The queen is said to occasionally suffer insomnia, and, to combat it, she will “sometimes put on a mac and walk around the palace grounds,” according to an anonymous ex-guardsman quoted by the Times of London’s Times Diary.
On one occasion, The Times reports, the guardsman was patroling inside the perimeter of the palace walls at 3 a.m. when he spotted a figure in the darkness.
Thinking that he had come across an intruder, he shouted: “Who’s that?”
To his surprise, it was the queen.
“Bloody hell, Your Majesty, I nearly shot you,” he blurted out.
“That’s quite all right,” the queen apparently replied. “Next time I’ll ring through beforehand so you don’t have to shoot me.”
It seems the queen was evidently a good deal more gracious than her son Andrew, who, in 2013, was also mistaken for an intruder and confronted by armed police as he walked in the vast gardens.
The Sunday Express, which broke that story, claimed in its report of the incident that the police pulled out their guns and ordered the prince to “put your hands up and get on the ground.”
The palace source quoted by the Express added: “From what we’ve all heard, the duke was absolutely livid and tore them off a strip.”
Andrew said: “The police have a difficult job to do balancing security for the royal family and deterring intruders, and sometimes they get it wrong. I am grateful for their apology and look forward to a safe walk in the garden in the future.”

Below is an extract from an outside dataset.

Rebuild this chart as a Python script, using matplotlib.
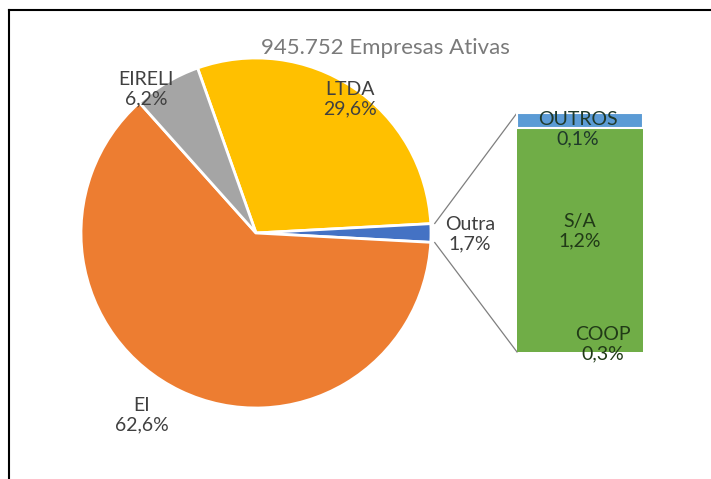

Gurads were on red alert at the time, as just 48 hours before, in the most embarrassing security breach since a homeless drifter named Michael Fagan broke in to the queen’s bedroom and engaged her in a 40-minute midnight chat in 1982, an optimistic thief had been arrested in one of the Buckingham Palace state rooms, the vast and opulently furnished formal reception rooms that are open to the paying public during August and September.